La Terrasse

"La culture est une résistance à la distraction" Pasolini

Théâtre - Critique

1er Avertissement

1er Avertissement - Critique sortie Théâtre
Légende : « Olga et Axel, un temps de répit dans l’amour haine. »

Publié le 10 juin 2010

Dans 1er Avertissement de Strindberg, un mari courtisé s’éloigne de sa femme puis revient. L’épouse, une redoutable manipulatrice, est l’araignée qui tisse sa toile. Les brûlures de la passion sous le regard aigu de Charlotte-Rita Pichon.

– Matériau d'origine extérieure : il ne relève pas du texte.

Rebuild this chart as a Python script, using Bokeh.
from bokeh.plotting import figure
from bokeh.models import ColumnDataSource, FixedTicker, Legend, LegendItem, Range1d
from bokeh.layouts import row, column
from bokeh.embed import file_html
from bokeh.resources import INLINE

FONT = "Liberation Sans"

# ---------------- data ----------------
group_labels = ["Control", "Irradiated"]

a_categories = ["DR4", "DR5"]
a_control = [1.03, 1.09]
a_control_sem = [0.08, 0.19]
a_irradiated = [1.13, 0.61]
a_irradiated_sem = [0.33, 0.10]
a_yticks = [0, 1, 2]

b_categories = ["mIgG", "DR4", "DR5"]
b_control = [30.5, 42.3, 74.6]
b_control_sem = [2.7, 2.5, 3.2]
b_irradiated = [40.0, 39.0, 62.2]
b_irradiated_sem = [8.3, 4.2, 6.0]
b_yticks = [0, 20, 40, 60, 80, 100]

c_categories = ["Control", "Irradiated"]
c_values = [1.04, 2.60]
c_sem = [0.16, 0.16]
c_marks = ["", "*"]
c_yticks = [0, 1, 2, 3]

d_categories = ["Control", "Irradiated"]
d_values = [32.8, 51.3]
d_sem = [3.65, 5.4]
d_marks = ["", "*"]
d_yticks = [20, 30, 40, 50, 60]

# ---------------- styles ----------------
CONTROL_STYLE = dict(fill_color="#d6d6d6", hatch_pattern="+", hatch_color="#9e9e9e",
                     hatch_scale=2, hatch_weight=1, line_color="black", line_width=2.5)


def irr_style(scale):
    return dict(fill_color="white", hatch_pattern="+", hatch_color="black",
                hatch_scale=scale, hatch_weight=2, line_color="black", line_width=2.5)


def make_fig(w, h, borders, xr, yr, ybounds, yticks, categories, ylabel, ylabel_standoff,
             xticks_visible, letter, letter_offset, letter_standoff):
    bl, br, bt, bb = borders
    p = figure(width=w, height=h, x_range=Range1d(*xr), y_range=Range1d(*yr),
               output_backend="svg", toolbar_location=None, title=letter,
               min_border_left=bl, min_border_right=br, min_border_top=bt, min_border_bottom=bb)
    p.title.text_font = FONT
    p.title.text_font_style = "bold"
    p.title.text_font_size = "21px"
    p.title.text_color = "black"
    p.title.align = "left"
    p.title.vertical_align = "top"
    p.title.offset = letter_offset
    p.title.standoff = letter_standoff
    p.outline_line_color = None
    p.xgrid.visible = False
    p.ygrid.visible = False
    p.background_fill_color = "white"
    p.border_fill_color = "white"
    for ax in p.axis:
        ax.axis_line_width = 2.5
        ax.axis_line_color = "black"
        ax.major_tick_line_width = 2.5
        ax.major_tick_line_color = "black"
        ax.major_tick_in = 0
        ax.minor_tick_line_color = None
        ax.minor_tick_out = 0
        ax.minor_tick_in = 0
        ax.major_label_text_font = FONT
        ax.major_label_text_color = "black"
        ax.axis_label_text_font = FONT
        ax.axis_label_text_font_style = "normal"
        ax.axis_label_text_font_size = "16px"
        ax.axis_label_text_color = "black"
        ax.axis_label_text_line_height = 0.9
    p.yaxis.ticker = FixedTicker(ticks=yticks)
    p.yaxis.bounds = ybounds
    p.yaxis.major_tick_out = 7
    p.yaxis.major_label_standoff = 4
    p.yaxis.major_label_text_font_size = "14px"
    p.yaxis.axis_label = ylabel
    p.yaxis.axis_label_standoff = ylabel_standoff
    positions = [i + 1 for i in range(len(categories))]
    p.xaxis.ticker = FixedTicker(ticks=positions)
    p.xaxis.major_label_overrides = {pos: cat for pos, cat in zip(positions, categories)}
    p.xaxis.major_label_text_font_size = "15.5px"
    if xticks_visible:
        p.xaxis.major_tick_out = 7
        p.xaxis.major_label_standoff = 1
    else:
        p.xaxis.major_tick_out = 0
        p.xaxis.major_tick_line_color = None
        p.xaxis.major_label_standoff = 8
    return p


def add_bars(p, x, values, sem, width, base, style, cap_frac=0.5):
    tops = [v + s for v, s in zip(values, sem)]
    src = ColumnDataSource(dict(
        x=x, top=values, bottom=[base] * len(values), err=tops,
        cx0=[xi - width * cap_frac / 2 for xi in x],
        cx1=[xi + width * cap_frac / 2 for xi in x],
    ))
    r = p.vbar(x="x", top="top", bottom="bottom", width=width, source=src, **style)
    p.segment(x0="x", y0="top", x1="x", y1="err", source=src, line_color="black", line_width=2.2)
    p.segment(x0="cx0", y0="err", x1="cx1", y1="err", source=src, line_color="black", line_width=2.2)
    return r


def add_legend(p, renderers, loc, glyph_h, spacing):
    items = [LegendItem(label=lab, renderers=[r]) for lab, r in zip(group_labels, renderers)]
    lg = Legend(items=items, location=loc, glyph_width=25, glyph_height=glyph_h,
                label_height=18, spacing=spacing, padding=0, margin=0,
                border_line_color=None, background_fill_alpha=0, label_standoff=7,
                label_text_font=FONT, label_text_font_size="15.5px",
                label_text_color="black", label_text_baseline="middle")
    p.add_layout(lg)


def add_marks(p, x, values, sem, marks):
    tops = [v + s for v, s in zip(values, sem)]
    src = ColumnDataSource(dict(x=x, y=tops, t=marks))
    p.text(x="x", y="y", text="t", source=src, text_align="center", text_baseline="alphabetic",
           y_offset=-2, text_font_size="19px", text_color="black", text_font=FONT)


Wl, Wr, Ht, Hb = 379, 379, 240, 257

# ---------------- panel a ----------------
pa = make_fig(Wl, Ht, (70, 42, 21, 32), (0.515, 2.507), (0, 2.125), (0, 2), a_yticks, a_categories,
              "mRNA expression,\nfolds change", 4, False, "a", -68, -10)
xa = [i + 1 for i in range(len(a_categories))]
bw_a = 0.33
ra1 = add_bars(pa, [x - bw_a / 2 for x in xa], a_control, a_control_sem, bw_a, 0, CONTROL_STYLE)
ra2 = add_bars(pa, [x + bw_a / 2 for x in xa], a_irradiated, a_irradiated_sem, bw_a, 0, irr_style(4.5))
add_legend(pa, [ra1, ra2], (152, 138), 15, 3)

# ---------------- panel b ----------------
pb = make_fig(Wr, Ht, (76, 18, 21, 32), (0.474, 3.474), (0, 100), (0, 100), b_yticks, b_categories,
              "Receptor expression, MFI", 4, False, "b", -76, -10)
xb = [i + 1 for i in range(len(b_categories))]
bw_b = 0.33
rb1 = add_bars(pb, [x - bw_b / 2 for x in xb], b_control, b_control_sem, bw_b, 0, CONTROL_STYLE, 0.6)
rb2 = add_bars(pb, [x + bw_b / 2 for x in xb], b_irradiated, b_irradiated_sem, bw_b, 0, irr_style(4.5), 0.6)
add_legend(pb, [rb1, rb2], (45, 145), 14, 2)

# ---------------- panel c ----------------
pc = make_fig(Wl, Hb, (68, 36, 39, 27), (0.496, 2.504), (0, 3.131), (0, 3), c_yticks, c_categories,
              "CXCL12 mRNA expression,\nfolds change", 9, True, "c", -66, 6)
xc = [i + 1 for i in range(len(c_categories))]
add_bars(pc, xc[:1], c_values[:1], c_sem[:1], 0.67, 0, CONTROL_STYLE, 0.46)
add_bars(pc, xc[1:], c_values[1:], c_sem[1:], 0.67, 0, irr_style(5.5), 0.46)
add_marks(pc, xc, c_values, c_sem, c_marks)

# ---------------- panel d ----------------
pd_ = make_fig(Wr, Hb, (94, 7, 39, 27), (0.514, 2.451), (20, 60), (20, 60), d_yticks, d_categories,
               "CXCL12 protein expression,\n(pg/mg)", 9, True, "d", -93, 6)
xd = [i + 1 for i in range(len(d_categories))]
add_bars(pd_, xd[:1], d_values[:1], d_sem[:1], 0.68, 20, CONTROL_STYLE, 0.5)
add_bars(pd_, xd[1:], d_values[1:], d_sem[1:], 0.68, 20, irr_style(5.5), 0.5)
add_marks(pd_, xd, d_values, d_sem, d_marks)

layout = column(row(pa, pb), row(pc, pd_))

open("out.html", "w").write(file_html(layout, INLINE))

Ayant contracté trois mariages et trois divorces, Strindberg a fait l’expérience du conflit conjugal et des séparations. Accusé de misogynie dans le temps même où le dramaturge accomplit une œuvre moderne à la charnière des années 1900, ce mari malheureux analyse les entrelacs de la relation amoureuse. À l’époque, lorsqu’un couple décide de divorcer, le juge donne un « premier avertissement », une conciliation de la durée d’un an permettant de décider de la rupture ou non. Axel, dans 1er Avertissement de Strindberg, pourrait être le personnage autobiographique, un homme malmené moralement par son épouse à la fois distante et amoureuse. Malheur au mari qui aime sa femme, sur un chemin semé d’épines : « Je n’ai souhaité qu’une chose, te détester pour que tu m’aimes », dit Axel (Erik Chantry-Herkenrath) à Olga (Séverine Bozkurt). Mais l’épouse ironise et s’applique à faire mal tandis qu’elle souffre pareillement, victime d’une jalousie incontrôlable. Certes, le mari est courtisé par Rose (Eliza Calmat), collégienne innocente, et par la Baronne (Martine Delor), veuve d’un âge mûr et jalouse « perpétuelle ». Les trois parques déploient avec art la gamme féminine et orageuse de tous les liens affectifs possibles en privilégiant plutôt l’échec et la souffrance, destin malheureux oblige.
 
La pièce de chambre de Strindberg propose au public la posture du voyeur.
 
La jalousie est un supplice, un sentiment amer provoqué chez celui qui l’éprouve par les exigences d’un amour inquiet, le désir de possession de la personne aimée, la crainte, le soupçon ou la certitude de son infidélité. Barthes précise que la jalousie est « une équation à trois termes permutables (indécidables) : on est toujours jaloux de deux personnes à la fois : je suis jaloux de qui j’aime et de qui l’aime ». Écrite entre 1892 et 1893, la pièce de chambre de Strindbergpropose au public la posture du voyeur malgré lui : il entre « par le trou de la serrure » dans l’intimité des quatre personnages. Embrassements, baisers, soupirs de tendresse charnelle, le spectateur épouse l’œil de la caméra de cinéma au plus près du quatuor et des émotions. Mais la solution intime de l’objet aimé n’est jamais divulguée car les araignées, naturellement patientes et dissimulatrices, sont un symbole de ruse et de traîtrise. Jamais l’amoureux éconduit ne devine ce que recèle l’âme cachée de son amante. Comme Bashung, sur les paroles de Madame rêve, on se sent loin des amours devinettes. Le spectateur est placé dans la tourmente instable des va-et-vient de la passion dévastatrice. Cette grande proximité permet de saisir les atermoiements du cœur et le sérieux de l’avertissement.
Véronique Hotte


1er Avertissement, d’August Strindberg ; mise en scène de Charlotte-Rita Pichon. Du 1er mai au 26 juin 2010. Vendredi et samedi à 19h30. Théâtre de Nesle, 8 rue de Nesle 75006 Paris Réservations : 01 46 34 61 04. Durée : 1H.